=== TASK BRIEF ===
Omit all images. Transcribe the rest of the material below exactly.

Rows from a dataset of charts and code:
▽

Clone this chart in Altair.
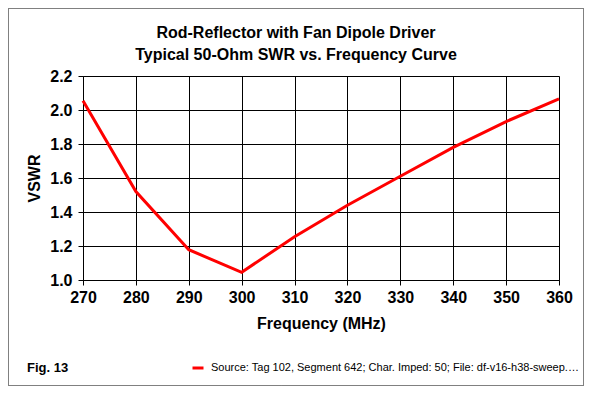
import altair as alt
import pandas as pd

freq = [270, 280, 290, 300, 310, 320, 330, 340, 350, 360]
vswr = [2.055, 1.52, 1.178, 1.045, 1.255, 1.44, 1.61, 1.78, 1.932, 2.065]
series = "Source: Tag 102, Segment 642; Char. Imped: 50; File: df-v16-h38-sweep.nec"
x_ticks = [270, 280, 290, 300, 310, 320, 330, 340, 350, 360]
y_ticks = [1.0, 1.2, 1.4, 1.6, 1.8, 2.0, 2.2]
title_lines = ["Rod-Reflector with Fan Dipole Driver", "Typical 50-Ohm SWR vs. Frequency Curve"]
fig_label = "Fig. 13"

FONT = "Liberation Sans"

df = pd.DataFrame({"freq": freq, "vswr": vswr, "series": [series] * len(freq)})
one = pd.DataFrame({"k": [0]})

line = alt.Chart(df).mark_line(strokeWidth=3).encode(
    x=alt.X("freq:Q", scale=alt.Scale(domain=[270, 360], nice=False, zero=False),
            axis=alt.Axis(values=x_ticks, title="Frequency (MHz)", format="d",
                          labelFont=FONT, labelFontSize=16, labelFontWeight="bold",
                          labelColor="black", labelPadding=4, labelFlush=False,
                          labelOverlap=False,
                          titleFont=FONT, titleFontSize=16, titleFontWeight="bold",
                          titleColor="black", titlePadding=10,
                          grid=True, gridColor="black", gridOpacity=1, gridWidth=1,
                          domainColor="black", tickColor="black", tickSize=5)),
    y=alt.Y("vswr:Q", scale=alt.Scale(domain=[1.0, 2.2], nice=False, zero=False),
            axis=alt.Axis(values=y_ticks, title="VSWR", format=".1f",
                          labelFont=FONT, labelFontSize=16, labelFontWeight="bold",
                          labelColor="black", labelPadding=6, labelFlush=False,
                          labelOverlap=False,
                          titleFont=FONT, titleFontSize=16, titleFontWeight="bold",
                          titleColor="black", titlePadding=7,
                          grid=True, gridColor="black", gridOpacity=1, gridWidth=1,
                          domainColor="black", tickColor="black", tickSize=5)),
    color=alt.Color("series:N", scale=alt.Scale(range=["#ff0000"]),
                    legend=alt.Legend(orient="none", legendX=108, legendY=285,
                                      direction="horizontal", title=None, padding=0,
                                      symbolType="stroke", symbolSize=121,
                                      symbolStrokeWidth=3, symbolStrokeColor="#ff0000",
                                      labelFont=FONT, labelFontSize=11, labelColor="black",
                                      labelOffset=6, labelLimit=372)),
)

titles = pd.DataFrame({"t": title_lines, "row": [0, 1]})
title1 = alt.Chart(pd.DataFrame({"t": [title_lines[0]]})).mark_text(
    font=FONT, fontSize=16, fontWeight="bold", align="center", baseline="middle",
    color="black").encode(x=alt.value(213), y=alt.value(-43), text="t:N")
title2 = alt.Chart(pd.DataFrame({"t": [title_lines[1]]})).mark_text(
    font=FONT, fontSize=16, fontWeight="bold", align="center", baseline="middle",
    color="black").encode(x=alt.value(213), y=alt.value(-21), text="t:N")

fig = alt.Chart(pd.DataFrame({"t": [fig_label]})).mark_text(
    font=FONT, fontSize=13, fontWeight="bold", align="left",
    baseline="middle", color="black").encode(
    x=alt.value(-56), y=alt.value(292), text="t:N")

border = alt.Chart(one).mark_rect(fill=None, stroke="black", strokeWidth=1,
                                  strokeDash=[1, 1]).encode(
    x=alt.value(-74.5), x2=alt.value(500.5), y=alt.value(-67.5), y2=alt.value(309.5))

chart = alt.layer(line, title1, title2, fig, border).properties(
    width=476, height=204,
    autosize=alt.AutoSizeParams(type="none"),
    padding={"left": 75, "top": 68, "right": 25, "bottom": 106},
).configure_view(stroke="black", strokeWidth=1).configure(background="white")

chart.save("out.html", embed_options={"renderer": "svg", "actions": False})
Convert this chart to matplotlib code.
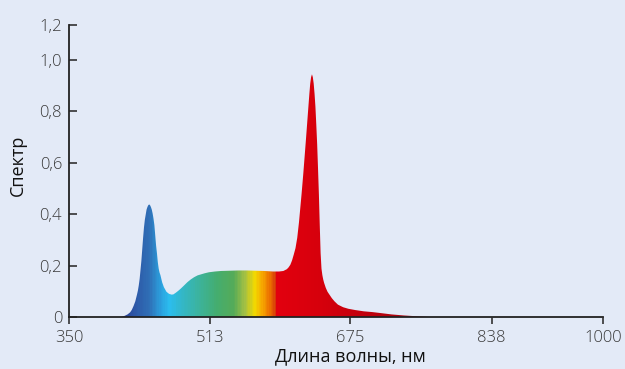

△

=== TASK RESULT ===
Clone this chart in Altair.
import altair as alt
import pandas as pd

freq = [270, 280, 290, 300, 310, 320, 330, 340, 350, 360]
vswr = [2.055, 1.52, 1.178, 1.045, 1.255, 1.44, 1.61, 1.78, 1.932, 2.065]
series = "Source: Tag 102, Segment 642; Char. Imped: 50; File: df-v16-h38-sweep.nec"
x_ticks = [270, 280, 290, 300, 310, 320, 330, 340, 350, 360]
y_ticks = [1.0, 1.2, 1.4, 1.6, 1.8, 2.0, 2.2]
title_lines = ["Rod-Reflector with Fan Dipole Driver", "Typical 50-Ohm SWR vs. Frequency Curve"]
fig_label = "Fig. 13"

FONT = "Liberation Sans"

df = pd.DataFrame({"freq": freq, "vswr": vswr, "series": [series] * len(freq)})
one = pd.DataFrame({"k": [0]})

line = alt.Chart(df).mark_line(strokeWidth=3).encode(
    x=alt.X("freq:Q", scale=alt.Scale(domain=[270, 360], nice=False, zero=False),
            axis=alt.Axis(values=x_ticks, title="Frequency (MHz)", format="d",
                          labelFont=FONT, labelFontSize=16, labelFontWeight="bold",
                          labelColor="black", labelPadding=4, labelFlush=False,
                          labelOverlap=False,
                          titleFont=FONT, titleFontSize=16, titleFontWeight="bold",
                          titleColor="black", titlePadding=10,
                          grid=True, gridColor="black", gridOpacity=1, gridWidth=1,
                          domainColor="black", tickColor="black", tickSize=5)),
    y=alt.Y("vswr:Q", scale=alt.Scale(domain=[1.0, 2.2], nice=False, zero=False),
            axis=alt.Axis(values=y_ticks, title="VSWR", format=".1f",
                          labelFont=FONT, labelFontSize=16, labelFontWeight="bold",
                          labelColor="black", labelPadding=6, labelFlush=False,
                          labelOverlap=False,
                          titleFont=FONT, titleFontSize=16, titleFontWeight="bold",
                          titleColor="black", titlePadding=7,
                          grid=True, gridColor="black", gridOpacity=1, gridWidth=1,
                          domainColor="black", tickColor="black", tickSize=5)),
    color=alt.Color("series:N", scale=alt.Scale(range=["#ff0000"]),
                    legend=alt.Legend(orient="none", legendX=108, legendY=285,
                                      direction="horizontal", title=None, padding=0,
                                      symbolType="stroke", symbolSize=121,
                                      symbolStrokeWidth=3, symbolStrokeColor="#ff0000",
                                      labelFont=FONT, labelFontSize=11, labelColor="black",
                                      labelOffset=6, labelLimit=372)),
)

titles = pd.DataFrame({"t": title_lines, "row": [0, 1]})
title1 = alt.Chart(pd.DataFrame({"t": [title_lines[0]]})).mark_text(
    font=FONT, fontSize=16, fontWeight="bold", align="center", baseline="middle",
    color="black").encode(x=alt.value(213), y=alt.value(-43), text="t:N")
title2 = alt.Chart(pd.DataFrame({"t": [title_lines[1]]})).mark_text(
    font=FONT, fontSize=16, fontWeight="bold", align="center", baseline="middle",
    color="black").encode(x=alt.value(213), y=alt.value(-21), text="t:N")

fig = alt.Chart(pd.DataFrame({"t": [fig_label]})).mark_text(
    font=FONT, fontSize=13, fontWeight="bold", align="left",
    baseline="middle", color="black").encode(
    x=alt.value(-56), y=alt.value(292), text="t:N")

border = alt.Chart(one).mark_rect(fill=None, stroke="black", strokeWidth=1,
                                  strokeDash=[1, 1]).encode(
    x=alt.value(-74.5), x2=alt.value(500.5), y=alt.value(-67.5), y2=alt.value(309.5))

chart = alt.layer(line, title1, title2, fig, border).properties(
    width=476, height=204,
    autosize=alt.AutoSizeParams(type="none"),
    padding={"left": 75, "top": 68, "right": 25, "bottom": 106},
).configure_view(stroke="black", strokeWidth=1).configure(background="white")

chart.save("out.html", embed_options={"renderer": "svg", "actions": False})
Convert this chart to matplotlib code.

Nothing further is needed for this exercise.